Entering the dangerous world of flier parties

Police admit that they are usually the last ones to know when there is a flier party and generally only find out about the event after they receive a disturbance call from neighbors or if someone has been shot.

"It is a rapidly changing environment. It is like trying to hit a moving target," said Sergeant Roberts. "There are a lot of them, and they come and go. You hear names of party crews once, and then you don’t hear them for a while."

LAPD officers also complain that they are stretched thin, which makes party-related disturbance calls less of a priority.

"We go by priorities. There is a scale. Obviously, if a life is in danger, we go down from there and a loud party is not at the top of the list," said Sergeant Roberts. "We don’t have enough people. We are so undermanned that we are sometimes putting fires out."

Often by the time police do get there, the party has broken up. Typically, those who don’t split before the cops get there are reluctant to talk. "There is almost no cooperation from the gang community, and the people who are there are intimidated by the gangs and fear retaliation," said Captain Ray Peavey of the Sheriff’s Department Homicide Bureau.

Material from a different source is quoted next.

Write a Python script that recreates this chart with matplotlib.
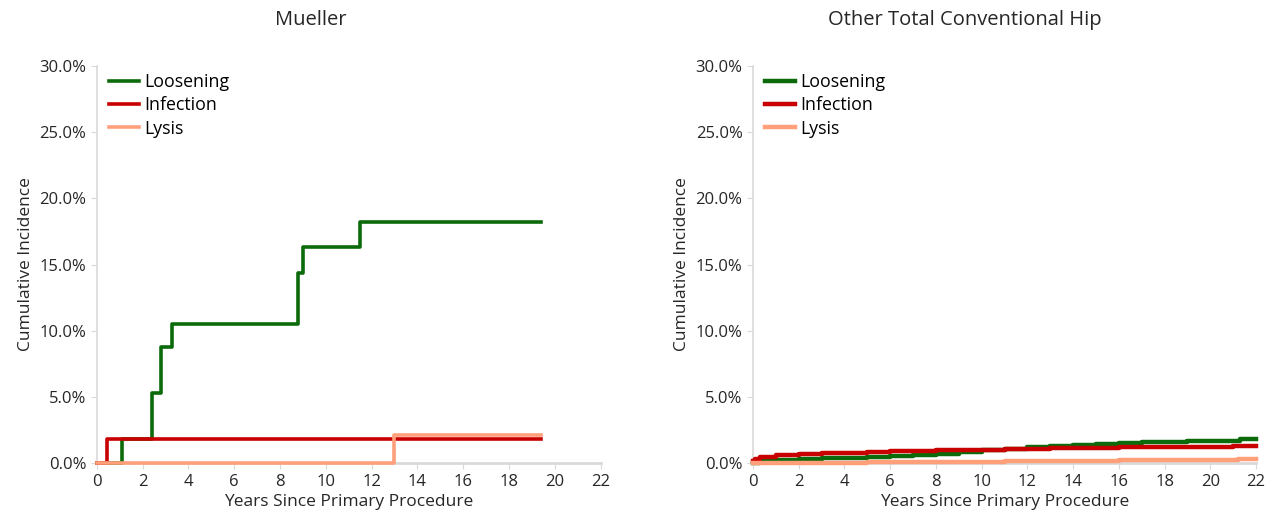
import matplotlib.pyplot as plt
from matplotlib.ticker import FuncFormatter, MultipleLocator

plt.rcParams["font.family"] = ["Open Sans", "DejaVu Sans"]

# Mueller: step change points (years, cumulative incidence %)
MUELLER_LOOSEN_X = [0.0, 1.1, 2.4, 2.4, 2.8, 3.3, 8.8, 8.8, 9.0, 11.5, 19.4]
MUELLER_LOOSEN_Y = [0.0, 1.8, 3.6, 5.3, 8.8, 10.5, 12.4, 14.4, 16.3, 18.2, 18.2]
MUELLER_INFECT_X = [0.0, 0.45, 19.4]
MUELLER_INFECT_Y = [0.0, 1.8, 1.8]
MUELLER_LYSIS_X = [0.0, 13.0, 19.4]
MUELLER_LYSIS_Y = [0.0, 2.1, 2.1]

# Other total conventional hip
OTHER_LOOSEN_X = [0.0, 0.3, 1, 2, 3, 4, 5, 6, 7, 8, 9, 10, 11, 12, 13, 14, 15, 16, 17, 18, 19, 20, 21.3, 22]
OTHER_LOOSEN_Y = [0.05, 0.15, 0.22, 0.3, 0.37, 0.43, 0.5, 0.57, 0.63, 0.7, 0.85, 1.0, 1.1, 1.2, 1.3, 1.38, 1.45, 1.52, 1.58, 1.63, 1.67, 1.7, 1.85, 1.85]
OTHER_INFECT_X = [0.0, 0.1, 0.3, 1, 2, 3, 4, 5, 6, 7, 8, 9, 10, 11, 12, 13, 14, 15, 16, 17, 18, 19, 20, 21, 22]
OTHER_INFECT_Y = [0.2, 0.35, 0.45, 0.6, 0.68, 0.75, 0.8, 0.85, 0.9, 0.93, 0.97, 1.0, 1.03, 1.07, 1.1, 1.13, 1.15, 1.17, 1.2, 1.22, 1.23, 1.25, 1.26, 1.27, 1.27]
OTHER_LYSIS_X = [0.0, 5.0, 11.0, 16.0, 21.2, 22]
OTHER_LYSIS_Y = [0.03, 0.06, 0.15, 0.25, 0.35, 0.35]

GREEN = "#0b6b0b"
RED = "#c80000"
SALMON = "#ffa07a"
SPINE = "#d9d9d9"
TEXT = "#262626"


def pct(v, _):
    return f"{v:.1f}%"


def style_axis(ax):
    ax.set_xlim(0, 22)
    ax.set_ylim(0, 30)
    ax.xaxis.set_major_locator(MultipleLocator(2))
    ax.yaxis.set_major_locator(MultipleLocator(5))
    ax.yaxis.set_major_formatter(FuncFormatter(pct))
    for side in ["top", "right"]:
        ax.spines[side].set_visible(False)
    ax.spines["left"].set_color(SPINE)
    ax.spines["bottom"].set_color(SPINE)
    ax.spines["bottom"].set_linewidth(2.0)
    ax.spines["left"].set_linewidth(1.2)
    ax.tick_params(colors=SPINE, labelcolor=TEXT, labelsize=12, length=4)
    ax.set_xlabel("Years Since Primary Procedure", fontsize=12.5, color=TEXT, labelpad=3)
    ax.set_ylabel("Cumulative Incidence", fontsize=12.5, color=TEXT)
    ax.legend(loc="upper left", frameon=False, fontsize=12.8, handlelength=1.7,
              handletextpad=0.3, labelspacing=0.3, borderaxespad=0.0,
              bbox_to_anchor=(0.01, 1.0))


def draw(ax, xs, ys, color, label, lw):
    ax.plot(xs, ys, drawstyle="steps-post", color=color, lw=lw, label=label,
            zorder=3, clip_on=False)


fig = plt.figure(figsize=(12.75, 5.27), dpi=100)
ax1 = fig.add_axes([0.076, 0.121, 0.395, 0.754])
ax2 = fig.add_axes([0.5906, 0.121, 0.3945, 0.754])

draw(ax1, MUELLER_LOOSEN_X, MUELLER_LOOSEN_Y, GREEN, "Loosening", 2.6)
draw(ax1, MUELLER_INFECT_X, MUELLER_INFECT_Y, RED, "Infection", 2.6)
draw(ax1, MUELLER_LYSIS_X, MUELLER_LYSIS_Y, SALMON, "Lysis", 2.6)
style_axis(ax1)

draw(ax2, OTHER_LOOSEN_X, OTHER_LOOSEN_Y, GREEN, "Loosening", 3.2)
draw(ax2, OTHER_INFECT_X, OTHER_INFECT_Y, RED, "Infection", 3.2)
draw(ax2, OTHER_LYSIS_X, OTHER_LYSIS_Y, SALMON, "Lysis", 3.2)
style_axis(ax2)

fig.text(311 / 1275, 1 - 20 / 527, "Mueller", ha="center", va="center", fontsize=14.5, color=TEXT)
fig.text(965 / 1275, 1 - 20 / 527, "Other Total Conventional Hip", ha="center", va="center",
         fontsize=14.5, color=TEXT)

fig.savefig("out.png", dpi=100)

Many cities in L.A. and Orange counties have specific municipal codes making it illegal to charge admission for any private party, to provide alcohol for minors or to create amplified sound that carries more than 150 feet from the property. At best, law enforcement passes out fines for such code violations.

One grieving West Covina mother is doing what she can to spread the word about the flier parties. Margaret Ramirez has gone to juvenile detention centers to talk to the kids about the dangers. Last year, Ramirez filed a civil lawsuit against L.A. homeowner Maria Carreon, after Ramirez’s 17-year-old son, Antonio, died at a flier party thrown by Carreon’s son on September 14, 2002.

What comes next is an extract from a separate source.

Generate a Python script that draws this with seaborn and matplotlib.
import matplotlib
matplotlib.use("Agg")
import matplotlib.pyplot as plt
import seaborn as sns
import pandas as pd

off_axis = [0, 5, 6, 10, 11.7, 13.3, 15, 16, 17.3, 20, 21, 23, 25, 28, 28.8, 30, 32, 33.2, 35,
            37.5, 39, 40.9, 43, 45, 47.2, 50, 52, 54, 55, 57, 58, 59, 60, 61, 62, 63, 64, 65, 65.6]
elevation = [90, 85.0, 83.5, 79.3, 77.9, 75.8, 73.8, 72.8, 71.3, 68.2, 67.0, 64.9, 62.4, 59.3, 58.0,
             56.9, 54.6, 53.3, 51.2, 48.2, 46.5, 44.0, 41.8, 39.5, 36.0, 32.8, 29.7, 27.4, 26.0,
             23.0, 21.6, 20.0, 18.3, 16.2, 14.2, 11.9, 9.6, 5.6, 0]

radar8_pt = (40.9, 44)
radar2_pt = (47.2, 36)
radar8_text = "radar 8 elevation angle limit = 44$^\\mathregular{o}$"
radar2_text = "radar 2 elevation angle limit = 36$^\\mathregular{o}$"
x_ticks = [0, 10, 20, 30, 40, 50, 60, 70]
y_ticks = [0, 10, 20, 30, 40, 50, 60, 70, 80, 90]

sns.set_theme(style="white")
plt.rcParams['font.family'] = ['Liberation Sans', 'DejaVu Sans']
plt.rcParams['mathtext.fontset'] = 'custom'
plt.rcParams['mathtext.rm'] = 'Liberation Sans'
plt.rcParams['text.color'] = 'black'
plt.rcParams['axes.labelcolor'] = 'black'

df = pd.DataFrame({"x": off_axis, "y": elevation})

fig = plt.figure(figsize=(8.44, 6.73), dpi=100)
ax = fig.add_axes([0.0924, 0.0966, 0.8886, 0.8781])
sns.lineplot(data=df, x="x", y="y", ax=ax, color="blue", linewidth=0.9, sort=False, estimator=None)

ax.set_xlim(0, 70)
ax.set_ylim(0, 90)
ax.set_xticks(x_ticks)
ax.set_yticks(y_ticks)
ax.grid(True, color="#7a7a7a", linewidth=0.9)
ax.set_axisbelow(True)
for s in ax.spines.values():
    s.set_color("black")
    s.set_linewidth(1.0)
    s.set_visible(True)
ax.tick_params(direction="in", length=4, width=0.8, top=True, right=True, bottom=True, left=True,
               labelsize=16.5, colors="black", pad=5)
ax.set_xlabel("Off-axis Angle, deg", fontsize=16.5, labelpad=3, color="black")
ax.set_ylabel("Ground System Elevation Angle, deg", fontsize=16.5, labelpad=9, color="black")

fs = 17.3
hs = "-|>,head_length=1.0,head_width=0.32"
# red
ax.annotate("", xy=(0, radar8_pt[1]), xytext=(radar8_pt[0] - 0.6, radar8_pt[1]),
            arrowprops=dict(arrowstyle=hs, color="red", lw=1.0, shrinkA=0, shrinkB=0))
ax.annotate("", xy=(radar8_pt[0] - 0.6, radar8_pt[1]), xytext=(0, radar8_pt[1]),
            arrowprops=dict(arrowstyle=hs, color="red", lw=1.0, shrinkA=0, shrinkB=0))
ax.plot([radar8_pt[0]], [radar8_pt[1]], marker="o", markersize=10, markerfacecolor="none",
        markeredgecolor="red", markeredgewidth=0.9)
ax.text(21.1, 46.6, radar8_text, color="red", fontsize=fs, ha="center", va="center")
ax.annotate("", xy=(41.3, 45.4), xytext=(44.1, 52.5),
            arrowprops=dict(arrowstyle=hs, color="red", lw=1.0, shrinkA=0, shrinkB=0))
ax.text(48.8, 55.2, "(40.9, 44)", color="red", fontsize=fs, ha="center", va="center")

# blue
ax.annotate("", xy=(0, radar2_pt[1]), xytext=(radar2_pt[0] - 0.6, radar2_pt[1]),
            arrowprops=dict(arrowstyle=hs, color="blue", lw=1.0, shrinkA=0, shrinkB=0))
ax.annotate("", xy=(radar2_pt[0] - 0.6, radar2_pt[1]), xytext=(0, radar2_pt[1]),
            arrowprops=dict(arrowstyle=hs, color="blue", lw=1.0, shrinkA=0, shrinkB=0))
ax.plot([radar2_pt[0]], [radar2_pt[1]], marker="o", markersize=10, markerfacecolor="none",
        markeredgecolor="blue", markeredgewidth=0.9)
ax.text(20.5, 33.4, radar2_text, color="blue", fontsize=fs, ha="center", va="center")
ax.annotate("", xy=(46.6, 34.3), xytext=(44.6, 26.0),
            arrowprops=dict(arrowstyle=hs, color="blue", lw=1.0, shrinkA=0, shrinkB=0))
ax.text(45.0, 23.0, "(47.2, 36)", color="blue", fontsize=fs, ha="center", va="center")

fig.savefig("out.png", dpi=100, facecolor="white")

At the time, Ramirez was a senior West Covina High School wrestler who was looking forward to a career in the Air Force. He told his mother that he was going to the L.A. County Fair with friends. Instead, he and his two friends ended up at Carreon’s La Puente home on Vineland Avenue, along with over 100 other students who were given fliers at a high school football game earlier that day. Ramirez and his friends were at the party less than 30 minutes when gunfire erupted in the backyard. According to L.A. County Sheriff’s Homicide Detective Karen Shonka, four gang members showed up and started bumping shoulders with other young people, which led to a fistfight. Two gang members then fired into the crowd, wounding four people and killing 20-year-old Arturo Cisneros. Ramirez and his two friends were running down the street to escape when the shooters drove by and fired numerous rounds into Ramirez.

In the lawsuit, Margaret Ramirez argued that Maria Carreon was responsible for what took place in her La Puente home even though she wasn’t home at the time of the party. Ramirez settled the case last month for $3,000.

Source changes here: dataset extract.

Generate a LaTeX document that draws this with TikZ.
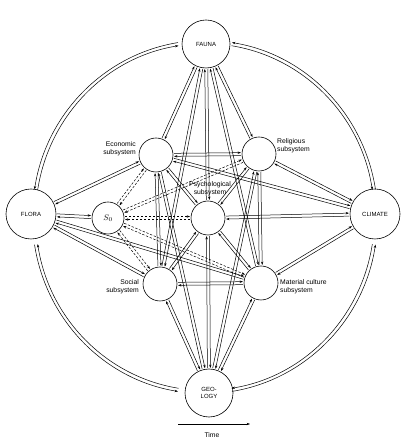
\documentclass[tikz,border=0pt]{standalone}
\usepackage{fontspec}
\setmainfont{Liberation Sans}
\usetikzlibrary{calc,arrows.meta}
\tikzset{
  link/.style={line width=0.5pt, -{Stealth[length=3.4pt,width=2.4pt]}},
  dashedlink/.style={dash pattern=on 2.4pt off 1.6pt},
  bignode/.style={circle, draw, line width=0.6pt, fill=white, minimum size=48pt, inner sep=0pt, font=\fontsize{6}{6.8}\selectfont, align=center},
  subnode/.style={circle, draw, line width=0.6pt, fill=white, minimum size=34pt, inner sep=0pt},
  lbl/.style={font=\fontsize{6.8}{8.2}\selectfont, inner sep=0pt},
}
% [opts]{a}{ra}{b}{rb}
\newcommand\dlink[5][]{%
  \draw[link,#1,shorten <=#3,shorten >=#5] ($(#2)!1.5pt!90:(#4)$) -- ($(#4)!1.5pt!-90:(#2)$);
  \draw[link,#1,shorten <=#5,shorten >=#3] ($(#4)!1.5pt!90:(#2)$) -- ($(#2)!1.5pt!-90:(#4)$);
}
% outer arc pair: {from angle}{to angle}: outer line a->b, inner line b->a
\newcommand\oarc[2]{%
  \draw[link] ($(C)+(#1:172.6pt and 176.6pt)$) arc[start angle=#1, end angle=#2, x radius=172.6pt, y radius=176.6pt];
  \draw[link] ($(C)+(#2:169.4pt and 173.4pt)$) arc[start angle=#2, end angle=#1, x radius=169.4pt, y radius=173.4pt];
}
\begin{document}
\begin{tikzpicture}[x=1pt,y=1pt]
\useasboundingbox (0,0) rectangle (405,441);
\coordinate (C) at (205,224);

% nodes
\node[bignode] (fauna) at (206,397) {FAUNA};
\node[bignode] (geology) at (209,48) {GEO-\\LOGY};
\node[bignode, minimum size=50pt] (flora) at (31,227) {FLORA};
\node[bignode, minimum size=50pt] (climate) at (375,227) {CLIMATE};
\node[subnode, minimum size=32pt, font=\fontsize{8}{9}\selectfont] (s0) at (108,223) {$S_0$};
\node[subnode] (econ) at (156,286) {};
\node[subnode] (relig) at (259,287) {};
\node[subnode] (psych) at (208,223) {};
\node[subnode] (social) at (160,157) {};
\node[subnode] (mat) at (261,158) {};

% labels
\node[lbl, align=right, anchor=east] (leco) at (136,292) {Economic\\subsystem};
\node[lbl, align=left, anchor=west] (lrel) at (277,295) {Religious\\subsystem};
\node[lbl, align=center] (lpsy) at (210,252) {Psychological\\subsystem};
\node[lbl, align=right, anchor=east] (lsoc) at (139,154) {Social\\subsystem};
\node[lbl, align=left, anchor=west] (lmat) at (280,154) {Material culture\\subsystem};

% outer ring
\oarc{9}{81}
\oarc{99}{171}
\oarc{189}{261}
\oarc{279}{351}

% fauna
\dlink{fauna}{25pt}{econ}{18pt}
\dlink{fauna}{25pt}{relig}{18pt}
\dlink{fauna}{25pt}{psych}{18pt}
\dlink{fauna}{25pt}{social}{18pt}
\dlink{fauna}{25pt}{mat}{18pt}
% flora
\dlink{flora}{26pt}{econ}{18pt}
\dlink{flora}{26pt}{s0}{17pt}
\dlink{flora}{26pt}{social}{18pt}
\dlink{flora}{26pt}{mat}{18pt}
% climate
\dlink{climate}{26pt}{econ}{18pt}
\dlink{climate}{26pt}{relig}{18pt}
\dlink{climate}{26pt}{psych}{18pt}
\dlink{climate}{26pt}{mat}{18pt}
% geology
\dlink{geology}{25pt}{social}{18pt}
\dlink{geology}{25pt}{mat}{18pt}
\dlink{geology}{25pt}{econ}{18pt}
\dlink{geology}{25pt}{relig}{18pt}
\dlink{geology}{25pt}{psych}{18pt}
% subsystems
\dlink{econ}{18pt}{relig}{18pt}
\dlink{econ}{18pt}{social}{18pt}
\dlink{relig}{18pt}{mat}{18pt}
\dlink{social}{18pt}{mat}{18pt}
\dlink{psych}{18pt}{econ}{18pt}
\dlink{psych}{18pt}{relig}{18pt}
\dlink{psych}{18pt}{social}{18pt}
\dlink{psych}{18pt}{mat}{18pt}
% S0 dashed
\dlink[dashedlink]{s0}{17pt}{econ}{18pt}
\dlink[dashedlink]{s0}{17pt}{relig}{18pt}
\dlink[dashedlink]{s0}{17pt}{psych}{18pt}
\dlink[dashedlink]{s0}{17pt}{social}{18pt}
\dlink[dashedlink]{s0}{17pt}{mat}{18pt}

% time arrow
\coordinate (t1) at (178,17);
\coordinate (t2) at (250,17);
\draw[link] (t1) -- (t2);
\node[lbl] (time) at (212,6) {Time};
\end{tikzpicture}
\end{document}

"His life was worth more than that," she said. "Today, I sit back and look at funeral pictures and you never think it will happen to you. He never had a girlfriend. He never went out. It was unfair he had to get killed and no one wants to be accountable for it."

On November 3, more than 200 friends and family members attended Peter Cobian’s funeral at St. Bernard Catholic Church in Eagle Rock. He was remembered affectionately as the type of guy who on Christmas Eve would sneak out the back door and then run around and knock on the front door and pretend he was Santa Claus.

"He was big and strong," said his cousin Monica Castilla. "He was like Santa Claus."

He would also eat 21 mini–Snickers bars in one sitting.

Cobian’s father, Jose, holds out hope that his son’s killer will be brought to justice. "One day I will hopefully know. I think they will catch the guy, and if he is not caught, when he sees Jesus he will deal with him at that time. If you do wrong, you will have to reap what you sow. My son had that honesty. I trusted him completely, and I regret that I didn’t spend more time with him."